By: Geneva Bass
The advent of the novel coronavirus initially paralyzed the global art market. The first half of 2020 saw fine-art auction sales crumble over 50% and the contemporary art market lose 36%, both scraping record lows.
However, the global art market and the auction scene’s swift market orientation paired with a low-interest-rate environment, inflationary monetary policy, and consolidation of wealth quickly fueled a historic rebound for the largest unregulated financial space in the world, the art market, despite the global economy’s continued Covid-induced distress.
The global art market’s nimble adoption of online auctioning proved critical. 2020 heralded a dramatic ascent in online auctioning’s popularity; insurance group Hiscox and art research firm ArtTactic reported a 524% increase in online auction sales globally from 2019 to 2020. Barron’s reported that 2020 alone marked an unprecedented $1.05 billion in global online-only art sales. Online auctioning has allowed auction houses to reach younger, broader audiences with unprecedented success. Many auction houses have already declared online auctions a future mainstay of the auction scene.

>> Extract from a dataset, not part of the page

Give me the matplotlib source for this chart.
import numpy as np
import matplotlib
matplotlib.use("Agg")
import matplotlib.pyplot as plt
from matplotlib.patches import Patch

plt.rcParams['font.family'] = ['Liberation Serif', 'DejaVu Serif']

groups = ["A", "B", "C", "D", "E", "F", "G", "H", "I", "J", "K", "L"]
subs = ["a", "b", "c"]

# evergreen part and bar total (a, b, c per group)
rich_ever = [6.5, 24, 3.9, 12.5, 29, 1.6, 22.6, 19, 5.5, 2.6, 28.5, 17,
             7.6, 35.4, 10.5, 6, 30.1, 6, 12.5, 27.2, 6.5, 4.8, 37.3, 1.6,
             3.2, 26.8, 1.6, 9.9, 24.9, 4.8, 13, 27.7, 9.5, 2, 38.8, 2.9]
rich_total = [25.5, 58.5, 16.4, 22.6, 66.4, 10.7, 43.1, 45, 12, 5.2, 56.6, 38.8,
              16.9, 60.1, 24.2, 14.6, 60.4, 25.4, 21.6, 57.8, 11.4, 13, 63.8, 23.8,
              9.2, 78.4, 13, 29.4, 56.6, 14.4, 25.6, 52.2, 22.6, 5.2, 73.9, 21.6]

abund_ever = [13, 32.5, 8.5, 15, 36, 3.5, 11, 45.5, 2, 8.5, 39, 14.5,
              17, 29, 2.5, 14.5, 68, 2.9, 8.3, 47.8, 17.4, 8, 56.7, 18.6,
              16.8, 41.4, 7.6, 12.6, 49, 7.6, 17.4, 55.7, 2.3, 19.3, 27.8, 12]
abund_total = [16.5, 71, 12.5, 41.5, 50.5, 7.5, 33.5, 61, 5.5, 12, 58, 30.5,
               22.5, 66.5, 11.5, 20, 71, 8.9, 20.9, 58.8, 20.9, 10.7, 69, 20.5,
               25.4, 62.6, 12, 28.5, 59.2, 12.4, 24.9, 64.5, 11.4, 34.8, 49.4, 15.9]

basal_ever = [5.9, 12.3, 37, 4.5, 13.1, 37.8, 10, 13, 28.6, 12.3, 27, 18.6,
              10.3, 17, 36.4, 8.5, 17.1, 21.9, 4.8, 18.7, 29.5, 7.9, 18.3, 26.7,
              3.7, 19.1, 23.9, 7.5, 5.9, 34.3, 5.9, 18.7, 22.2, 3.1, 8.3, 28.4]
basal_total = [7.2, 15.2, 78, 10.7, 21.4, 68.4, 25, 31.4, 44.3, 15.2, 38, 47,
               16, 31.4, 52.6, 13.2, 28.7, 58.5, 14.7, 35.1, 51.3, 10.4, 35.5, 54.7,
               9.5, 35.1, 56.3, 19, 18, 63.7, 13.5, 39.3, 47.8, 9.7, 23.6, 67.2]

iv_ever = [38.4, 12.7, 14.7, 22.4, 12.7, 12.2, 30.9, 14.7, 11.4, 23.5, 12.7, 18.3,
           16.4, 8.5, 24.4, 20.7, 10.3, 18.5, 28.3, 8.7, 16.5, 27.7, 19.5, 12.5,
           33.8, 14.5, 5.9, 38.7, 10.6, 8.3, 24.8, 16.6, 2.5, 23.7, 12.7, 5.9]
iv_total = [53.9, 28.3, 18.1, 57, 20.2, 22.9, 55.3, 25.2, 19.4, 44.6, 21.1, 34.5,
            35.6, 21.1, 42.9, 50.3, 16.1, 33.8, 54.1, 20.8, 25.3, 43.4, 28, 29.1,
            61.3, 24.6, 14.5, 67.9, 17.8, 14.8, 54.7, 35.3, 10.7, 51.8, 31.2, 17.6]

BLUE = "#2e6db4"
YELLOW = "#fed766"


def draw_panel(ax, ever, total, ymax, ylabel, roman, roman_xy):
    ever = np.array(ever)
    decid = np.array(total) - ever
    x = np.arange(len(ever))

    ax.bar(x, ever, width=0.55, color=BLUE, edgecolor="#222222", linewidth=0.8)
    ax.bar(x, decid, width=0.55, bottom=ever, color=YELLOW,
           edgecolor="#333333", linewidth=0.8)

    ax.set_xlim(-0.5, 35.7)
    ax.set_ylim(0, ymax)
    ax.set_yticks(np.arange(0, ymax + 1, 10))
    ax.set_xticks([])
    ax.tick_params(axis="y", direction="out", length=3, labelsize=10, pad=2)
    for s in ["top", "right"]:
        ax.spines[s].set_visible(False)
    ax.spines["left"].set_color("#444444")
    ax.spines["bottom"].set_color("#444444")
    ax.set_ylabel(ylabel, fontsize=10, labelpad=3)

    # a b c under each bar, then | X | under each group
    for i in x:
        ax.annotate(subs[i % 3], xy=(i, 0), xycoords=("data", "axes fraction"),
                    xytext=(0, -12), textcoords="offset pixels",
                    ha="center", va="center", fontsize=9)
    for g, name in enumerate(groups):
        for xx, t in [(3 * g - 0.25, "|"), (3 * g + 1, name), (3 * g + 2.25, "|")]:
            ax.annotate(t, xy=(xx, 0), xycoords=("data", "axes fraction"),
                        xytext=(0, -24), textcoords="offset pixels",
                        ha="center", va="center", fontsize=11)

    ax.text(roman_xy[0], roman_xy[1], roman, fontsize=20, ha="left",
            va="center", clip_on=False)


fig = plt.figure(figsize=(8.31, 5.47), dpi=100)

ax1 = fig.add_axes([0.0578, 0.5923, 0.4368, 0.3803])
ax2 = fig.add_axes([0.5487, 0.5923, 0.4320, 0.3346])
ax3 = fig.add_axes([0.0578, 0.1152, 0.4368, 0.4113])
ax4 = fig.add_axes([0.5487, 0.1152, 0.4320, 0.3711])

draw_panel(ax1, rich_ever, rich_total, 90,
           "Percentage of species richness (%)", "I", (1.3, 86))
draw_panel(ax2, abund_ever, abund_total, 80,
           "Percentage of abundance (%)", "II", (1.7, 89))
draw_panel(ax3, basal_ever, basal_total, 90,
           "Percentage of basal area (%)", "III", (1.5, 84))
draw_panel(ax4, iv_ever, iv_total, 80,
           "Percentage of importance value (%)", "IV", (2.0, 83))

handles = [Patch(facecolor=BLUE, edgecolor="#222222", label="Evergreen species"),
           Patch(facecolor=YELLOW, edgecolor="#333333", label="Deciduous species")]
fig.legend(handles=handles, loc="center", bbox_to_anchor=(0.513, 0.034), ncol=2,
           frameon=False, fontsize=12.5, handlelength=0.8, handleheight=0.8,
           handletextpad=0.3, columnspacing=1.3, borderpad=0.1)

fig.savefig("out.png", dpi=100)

During the New York two-week sale series ending November 19th, 2021, top auction houses sold an astounding $2.3 billion of art. Several auction houses including Sotheby’s and Christie’s even had remarkable instances when every lot had been sold. Sales ranged from Banksys and Van Goghs to a rare, first-edition copy of the U.S. constitution. The series also heralded cryptocurrency’s official entrance into elite auction houses, lending credibility to the digital art space. Several bids were placed in the cryptocurrency ether for Banksy works, and non-fungible token (NFT) digital artists entered the scene with viral, live-streamed sales.
In the single two-week period, records were shattered not only for auction houses but also for artists. Sotheby’s and Phillips’ both surpassed their highest value sales in history, with lots worth $676 and $138 million respectively. Frida Kahlo became the most expensive Latin American artist, outstripping not only her previous record but also her husband Diego Rivera’s with a $34.9 million Sotheby’s sale. The “NFT-powered” sculpture “HUMAN ONE” by Beeple, the artist credited with the birth of NFT popularity, was auctioned by Christie’s for $29 million at nearly double its $15 million estimates. Art data and analytics firm Pi-eX reports that Fall 2021 New York art sales made history with over $2.6 billion in sales.
Van Gogh experienced a particular surge in popularity, partially attributed to the proliferation of immersive Van Gogh digital experiences. However, younger and lesser-known artists such as Lisa Brice and Nicholas Party also gained momentum. Asian collectors and the arrival of NFTs drove sky-high contemporary art sales, propelling the contemporary art market to a record-breaking $2.7 billion between June 2020 and June 2021.
“Art market sentiment is sky-high at the moment,” head of specialty segments at Bank of America Evan Beard told CNBC, “driven by low interest rates, stock market wealth effect, inflationary monetary policy, and new crypto wealth that needs to be parked somewhere.”
Ranks of high-net-worth individuals have swelled during the pandemic, and the heights of stay-at-home orders coupled with the rise of digital art attracted a new generation of young collectors. Over one-fourth of Christie’s 2021 global clientele is Millennial, an increase of 15% since 2019. Over one-third of Christie’s 2021 Chinese clientele is Millenial. Christie’s CEO Guillaume Cerutti reports that the auction house’s average bidder is now 46, two years junior their 48-year-old pre-pandemic average bidder. Sotheby’s chairman and managing director Mari-Claudia Jiménez reports nearly one-third of its clientele is younger than 40.
The pandemic marked significant market orientation of the art scene towards pandemic escapism, changing tastes, Asia, and a younger demographic.
Pandemic escapism was rampant in collector taste. Surrealism regained momentum, and digital art rocketed to new heights. The recent art market rebound was driven highly by contemporary art. Contemporary art’s explosion in popularity has been largely attributed to the advent of NFTs, the mainstream of online auctioning, and the appeal to younger first-time collectors.
NFTs accounted for about 33% of global online auction sales and 2% of the overall global art market in the year between June 2020 and June 2021. The digital artist Beeple became the second-highest-selling contemporary artist at auction for his 2021 NFT Everydays—The First 5000 Days. The first three quarters of 2021 saw NFT sales top $3.5 billion and collector appetite shift from single-artist NFTs to code-generated art.
The red-hot Asian art market led the global art market’s resurgence, with Hong Kong now a close second to New York City as the contemporary art capital of the world. Global art market sales between June 2020 and June 2021 were 40% Chinese, 30% American, and 16% British. Sculpture sales remained depressed, perhaps due in part to the pandemic-era retreat from tactile experiences.
The Covid-19 pandemic’s impact on the art market and global art scene is beyond the transient undulations of trend. The art scene’s pandemic-era market orientation aligns it to cater to the newest generations of international collectors in an increasingly digital world.